• Goal: Set the listing down again in full, word for word, with the pictures left out.

(Entries with chart source code)
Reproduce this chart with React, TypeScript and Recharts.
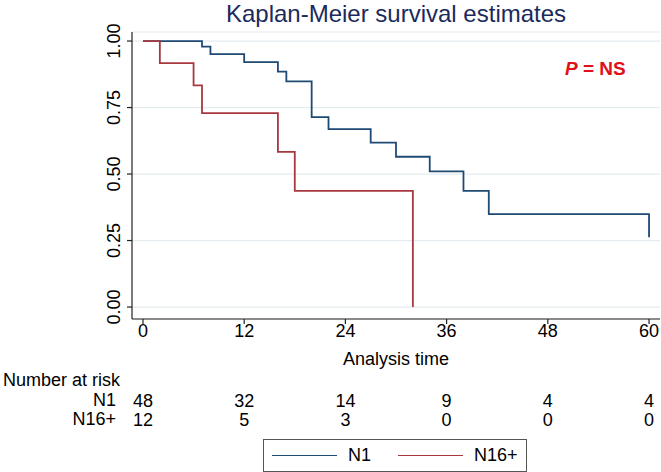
import React from "react";
import {
  LineChart,
  Line,
  XAxis,
  YAxis,
  CartesianGrid,
  Legend,
  Customized,
} from "recharts";

const FONT = '"Liberation Sans", Arial, Helvetica, sans-serif';
const FS = 18;

// Kaplan-Meier step data
const n1Time = [0, 7, 8, 12, 16, 17, 20, 22, 27, 30, 34, 38, 41, 60];
const n1Surv = [1, 0.979, 0.951, 0.921, 0.885, 0.848, 0.714, 0.669, 0.618, 0.565, 0.51, 0.437, 0.349, 0.262];
const n16Time = [0, 2, 6, 7, 16, 18, 32];
const n16Surv = [1, 0.917, 0.833, 0.729, 0.583, 0.437, 0];

const xTicks = [0, 12, 24, 36, 48, 60];
const yTicks = [0, 0.25, 0.5, 0.75, 1];
const n1Risk = [48, 32, 14, 9, 4, 4];
const n16Risk = [12, 5, 3, 0, 0, 0];

const BLUE = "#1f4a74";
const RED = "#a8383f";

const n1Data = n1Time.map((t, i) => ({ t, s: n1Surv[i] }));
const n16Data = n16Time.map((t, i) => ({ t, s: n16Surv[i] }));

const xDomain = [-1.3, 61.3];

const riskLabel = (arr: number[]) => (v: number) => {
  const i = xTicks.indexOf(v);
  return i >= 0 ? String(arr[i]) : "";
};

const YTick = (props: any) => {
  const { x, y, payload } = props;
  const bx = x - 5;
  return (
    <text
      x={bx}
      y={y}
      transform={`rotate(-90 ${bx} ${y})`}
      textAnchor="middle"
      fontSize={FS}
      fontFamily={FONT}
      fill="#000"
    >
      {Number(payload.value).toFixed(2)}
    </text>
  );
};

const renderLegend = (props: any) => {
  const payload = (props.payload || []).filter((p: any) => p.type !== "none");
  const lefts = [8, 134];
  return (
    <div style={{ height: 42, position: "relative", fontFamily: FONT }}>
      <div
        style={{
          position: "absolute",
          left: 263,
          top: 9,
          width: 262,
          height: 31,
          border: "1px solid #555",
          background: "#fff",
        }}
      >
        {payload.map((p: any, i: number) => (
          <div
            key={p.value}
            style={{
              position: "absolute",
              left: lefts[i],
              top: 0,
              height: 31,
              display: "flex",
              alignItems: "center",
              fontSize: FS,
              color: "#000",
            }}
          >
            <span
              style={{
                display: "inline-block",
                width: 65,
                height: 0,
                borderTop: `1.5px solid ${p.color}`,
                marginRight: 11,
              }}
            />
            {p.value}
          </div>
        ))}
      </div>
    </div>
  );
};

const tickStyle = { fontSize: FS, fill: "#000", fontFamily: FONT };

export default function App() {
  return (
    <div style={{ position: "absolute", left: 0, top: 0, fontFamily: FONT }}>
      <LineChart
        width={661}
        height={472}
        margin={{ top: 32, right: 1, left: 0, bottom: 0 }}
      >
        <CartesianGrid
          vertical={false}
          stroke="#e4ecef"
          strokeWidth={1.2}
          xAxisId="xa"
          yAxisId="y"
        />
        <XAxis
          xAxisId="xa"
          dataKey="t"
          type="number"
          domain={xDomain}
          allowDataOverflow
          ticks={xTicks}
          height={73}
          tickSize={5}
          tickMargin={0}
          axisLine={{ stroke: "#222", strokeWidth: 1.2 }}
          tickLine={{ stroke: "#222", strokeWidth: 1.2 }}
          tick={tickStyle}
          label={{
            content: (lp: any) => {
              const vb = lp.viewBox || {};
              return (
                <text
                  x={vb.x + vb.width / 2}
                  y={vb.y + 46}
                  textAnchor="middle"
                  fontSize={FS}
                  fontFamily={FONT}
                  fill="#000"
                >
                  Analysis time
                </text>
              );
            },
          }}
        />
        <XAxis
          xAxisId="xb"
          dataKey="t"
          type="number"
          domain={xDomain}
          allowDataOverflow
          ticks={xTicks}
          height={19}
          tickSize={0}
          tickMargin={2}
          axisLine={false}
          tickLine={false}
          tickFormatter={riskLabel(n1Risk)}
          tick={tickStyle}
          label={{
            content: (lp: any) => {
              const vb = lp.viewBox || {};
              return (
                <g>
                  <text x={3} y={vb.y - 6} fontSize={FS} fontFamily={FONT} fill="#000">
                    Number at risk
                  </text>
                  <text
                    x={vb.x - 16}
                    y={vb.y + 14}
                    textAnchor="end"
                    fontSize={FS}
                    fontFamily={FONT}
                    fill="#000"
                  >
                    N1
                  </text>
                </g>
              );
            },
          }}
        />
        <XAxis
          xAxisId="xc"
          dataKey="t"
          type="number"
          domain={xDomain}
          allowDataOverflow
          ticks={xTicks}
          height={19}
          tickSize={0}
          tickMargin={2}
          axisLine={false}
          tickLine={false}
          tickFormatter={riskLabel(n16Risk)}
          tick={tickStyle}
          label={{
            content: (lp: any) => {
              const vb = lp.viewBox || {};
              return (
                <text
                  x={vb.x - 16}
                  y={vb.y + 14}
                  textAnchor="end"
                  fontSize={FS}
                  fontFamily={FONT}
                  fill="#000"
                >
                  N16+
                </text>
              );
            },
          }}
        />
        <YAxis
          yAxisId="y"
          type="number"
          domain={[-0.045, 1.034]}
          allowDataOverflow
          ticks={yTicks}
          width={132}
          tickSize={5}
          tickMargin={2}
          axisLine={{ stroke: "#222", strokeWidth: 1.2 }}
          tickLine={{ stroke: "#222", strokeWidth: 1.2 }}
          tick={<YTick />}
        />
        <Legend verticalAlign="bottom" content={renderLegend} />
        {/* invisible carriers so the risk-table axes get a domain */}
        <Line
          xAxisId="xb"
          yAxisId="y"
          data={n1Data}
          dataKey="s"
          stroke="none"
          dot={false}
          activeDot={false}
          legendType="none"
          isAnimationActive={false}
        />
        <Line
          xAxisId="xc"
          yAxisId="y"
          data={n16Data}
          dataKey="s"
          stroke="none"
          dot={false}
          activeDot={false}
          legendType="none"
          isAnimationActive={false}
        />
        <Line
          xAxisId="xa"
          yAxisId="y"
          data={n1Data}
          dataKey="s"
          name="N1"
          type="stepAfter"
          stroke={BLUE}
          strokeWidth={1.8}
          dot={false}
          activeDot={false}
          isAnimationActive={false}
        />
        <Line
          xAxisId="xa"
          yAxisId="y"
          data={n16Data}
          dataKey="s"
          name="N16+"
          type="stepAfter"
          stroke={RED}
          strokeWidth={1.8}
          dot={false}
          activeDot={false}
          isAnimationActive={false}
        />
        <Customized
          component={() => (
            <g fontFamily={FONT}>
              <text x={396} y={22} textAnchor="middle" fontSize={24} fill="#1b2a5c">
                Kaplan-Meier survival estimates
              </text>
              <text x={565} y={75} fontSize={19} fontWeight="bold" fill="#e0101a">
                <tspan fontStyle="italic">P</tspan> = NS
              </text>
            </g>
          )}
        />
      </LineChart>
    </div>
  );
}
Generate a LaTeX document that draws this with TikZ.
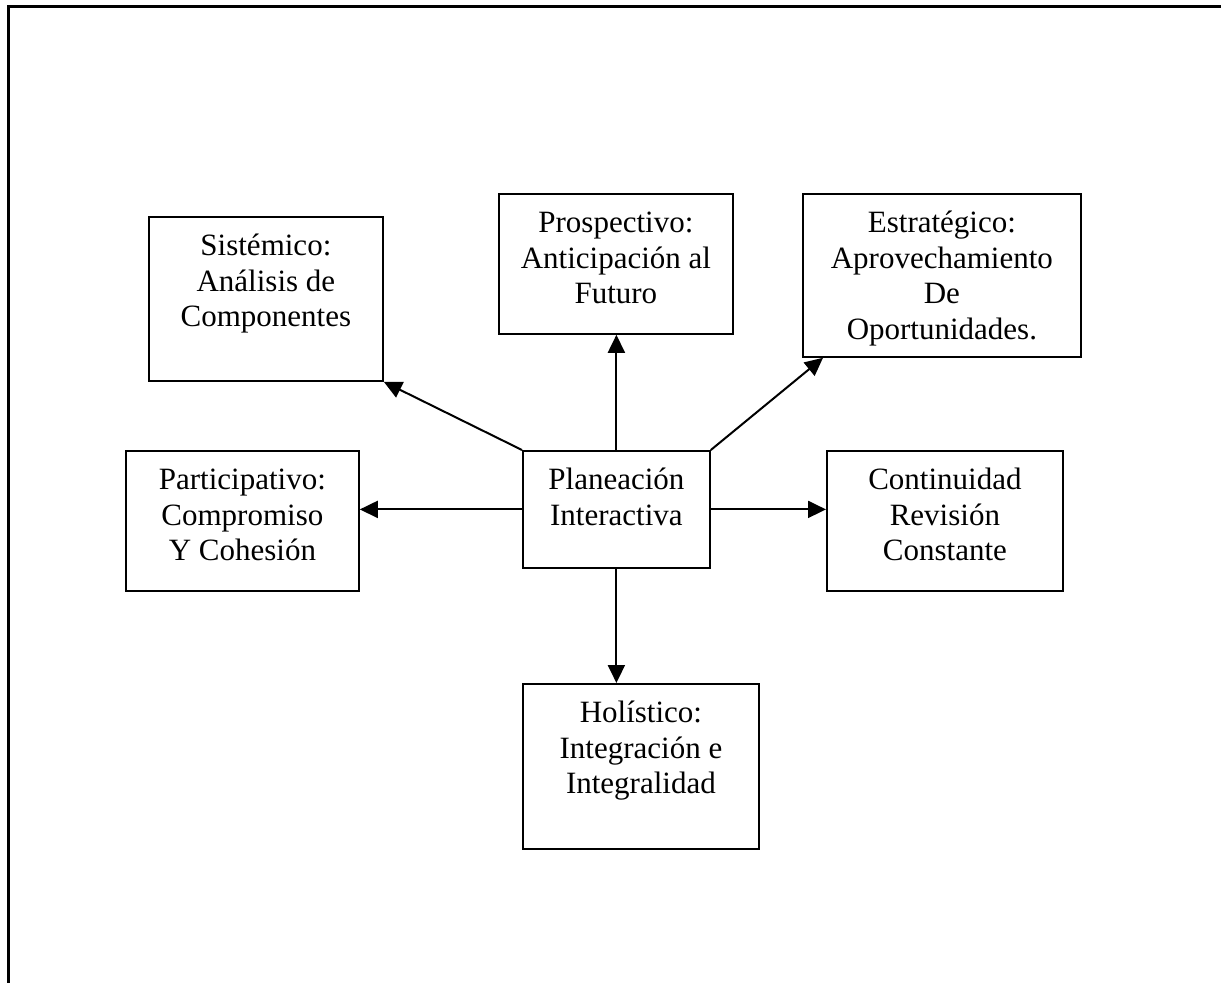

• Reply to the exercise:
Reproduce this chart with React, TypeScript and Recharts.
import React from "react";
import {
  LineChart,
  Line,
  XAxis,
  YAxis,
  CartesianGrid,
  Legend,
  Customized,
} from "recharts";

const FONT = '"Liberation Sans", Arial, Helvetica, sans-serif';
const FS = 18;

// Kaplan-Meier step data
const n1Time = [0, 7, 8, 12, 16, 17, 20, 22, 27, 30, 34, 38, 41, 60];
const n1Surv = [1, 0.979, 0.951, 0.921, 0.885, 0.848, 0.714, 0.669, 0.618, 0.565, 0.51, 0.437, 0.349, 0.262];
const n16Time = [0, 2, 6, 7, 16, 18, 32];
const n16Surv = [1, 0.917, 0.833, 0.729, 0.583, 0.437, 0];

const xTicks = [0, 12, 24, 36, 48, 60];
const yTicks = [0, 0.25, 0.5, 0.75, 1];
const n1Risk = [48, 32, 14, 9, 4, 4];
const n16Risk = [12, 5, 3, 0, 0, 0];

const BLUE = "#1f4a74";
const RED = "#a8383f";

const n1Data = n1Time.map((t, i) => ({ t, s: n1Surv[i] }));
const n16Data = n16Time.map((t, i) => ({ t, s: n16Surv[i] }));

const xDomain = [-1.3, 61.3];

const riskLabel = (arr: number[]) => (v: number) => {
  const i = xTicks.indexOf(v);
  return i >= 0 ? String(arr[i]) : "";
};

const YTick = (props: any) => {
  const { x, y, payload } = props;
  const bx = x - 5;
  return (
    <text
      x={bx}
      y={y}
      transform={`rotate(-90 ${bx} ${y})`}
      textAnchor="middle"
      fontSize={FS}
      fontFamily={FONT}
      fill="#000"
    >
      {Number(payload.value).toFixed(2)}
    </text>
  );
};

const renderLegend = (props: any) => {
  const payload = (props.payload || []).filter((p: any) => p.type !== "none");
  const lefts = [8, 134];
  return (
    <div style={{ height: 42, position: "relative", fontFamily: FONT }}>
      <div
        style={{
          position: "absolute",
          left: 263,
          top: 9,
          width: 262,
          height: 31,
          border: "1px solid #555",
          background: "#fff",
        }}
      >
        {payload.map((p: any, i: number) => (
          <div
            key={p.value}
            style={{
              position: "absolute",
              left: lefts[i],
              top: 0,
              height: 31,
              display: "flex",
              alignItems: "center",
              fontSize: FS,
              color: "#000",
            }}
          >
            <span
              style={{
                display: "inline-block",
                width: 65,
                height: 0,
                borderTop: `1.5px solid ${p.color}`,
                marginRight: 11,
              }}
            />
            {p.value}
          </div>
        ))}
      </div>
    </div>
  );
};

const tickStyle = { fontSize: FS, fill: "#000", fontFamily: FONT };

export default function App() {
  return (
    <div style={{ position: "absolute", left: 0, top: 0, fontFamily: FONT }}>
      <LineChart
        width={661}
        height={472}
        margin={{ top: 32, right: 1, left: 0, bottom: 0 }}
      >
        <CartesianGrid
          vertical={false}
          stroke="#e4ecef"
          strokeWidth={1.2}
          xAxisId="xa"
          yAxisId="y"
        />
        <XAxis
          xAxisId="xa"
          dataKey="t"
          type="number"
          domain={xDomain}
          allowDataOverflow
          ticks={xTicks}
          height={73}
          tickSize={5}
          tickMargin={0}
          axisLine={{ stroke: "#222", strokeWidth: 1.2 }}
          tickLine={{ stroke: "#222", strokeWidth: 1.2 }}
          tick={tickStyle}
          label={{
            content: (lp: any) => {
              const vb = lp.viewBox || {};
              return (
                <text
                  x={vb.x + vb.width / 2}
                  y={vb.y + 46}
                  textAnchor="middle"
                  fontSize={FS}
                  fontFamily={FONT}
                  fill="#000"
                >
                  Analysis time
                </text>
              );
            },
          }}
        />
        <XAxis
          xAxisId="xb"
          dataKey="t"
          type="number"
          domain={xDomain}
          allowDataOverflow
          ticks={xTicks}
          height={19}
          tickSize={0}
          tickMargin={2}
          axisLine={false}
          tickLine={false}
          tickFormatter={riskLabel(n1Risk)}
          tick={tickStyle}
          label={{
            content: (lp: any) => {
              const vb = lp.viewBox || {};
              return (
                <g>
                  <text x={3} y={vb.y - 6} fontSize={FS} fontFamily={FONT} fill="#000">
                    Number at risk
                  </text>
                  <text
                    x={vb.x - 16}
                    y={vb.y + 14}
                    textAnchor="end"
                    fontSize={FS}
                    fontFamily={FONT}
                    fill="#000"
                  >
                    N1
                  </text>
                </g>
              );
            },
          }}
        />
        <XAxis
          xAxisId="xc"
          dataKey="t"
          type="number"
          domain={xDomain}
          allowDataOverflow
          ticks={xTicks}
          height={19}
          tickSize={0}
          tickMargin={2}
          axisLine={false}
          tickLine={false}
          tickFormatter={riskLabel(n16Risk)}
          tick={tickStyle}
          label={{
            content: (lp: any) => {
              const vb = lp.viewBox || {};
              return (
                <text
                  x={vb.x - 16}
                  y={vb.y + 14}
                  textAnchor="end"
                  fontSize={FS}
                  fontFamily={FONT}
                  fill="#000"
                >
                  N16+
                </text>
              );
            },
          }}
        />
        <YAxis
          yAxisId="y"
          type="number"
          domain={[-0.045, 1.034]}
          allowDataOverflow
          ticks={yTicks}
          width={132}
          tickSize={5}
          tickMargin={2}
          axisLine={{ stroke: "#222", strokeWidth: 1.2 }}
          tickLine={{ stroke: "#222", strokeWidth: 1.2 }}
          tick={<YTick />}
        />
        <Legend verticalAlign="bottom" content={renderLegend} />
        {/* invisible carriers so the risk-table axes get a domain */}
        <Line
          xAxisId="xb"
          yAxisId="y"
          data={n1Data}
          dataKey="s"
          stroke="none"
          dot={false}
          activeDot={false}
          legendType="none"
          isAnimationActive={false}
        />
        <Line
          xAxisId="xc"
          yAxisId="y"
          data={n16Data}
          dataKey="s"
          stroke="none"
          dot={false}
          activeDot={false}
          legendType="none"
          isAnimationActive={false}
        />
        <Line
          xAxisId="xa"
          yAxisId="y"
          data={n1Data}
          dataKey="s"
          name="N1"
          type="stepAfter"
          stroke={BLUE}
          strokeWidth={1.8}
          dot={false}
          activeDot={false}
          isAnimationActive={false}
        />
        <Line
          xAxisId="xa"
          yAxisId="y"
          data={n16Data}
          dataKey="s"
          name="N16+"
          type="stepAfter"
          stroke={RED}
          strokeWidth={1.8}
          dot={false}
          activeDot={false}
          isAnimationActive={false}
        />
        <Customized
          component={() => (
            <g fontFamily={FONT}>
              <text x={396} y={22} textAnchor="middle" fontSize={24} fill="#1b2a5c">
                Kaplan-Meier survival estimates
              </text>
              <text x={565} y={75} fontSize={19} fontWeight="bold" fill="#e0101a">
                <tspan fontStyle="italic">P</tspan> = NS
              </text>
            </g>
          )}
        />
      </LineChart>
    </div>
  );
}
Generate a LaTeX document that draws this with TikZ.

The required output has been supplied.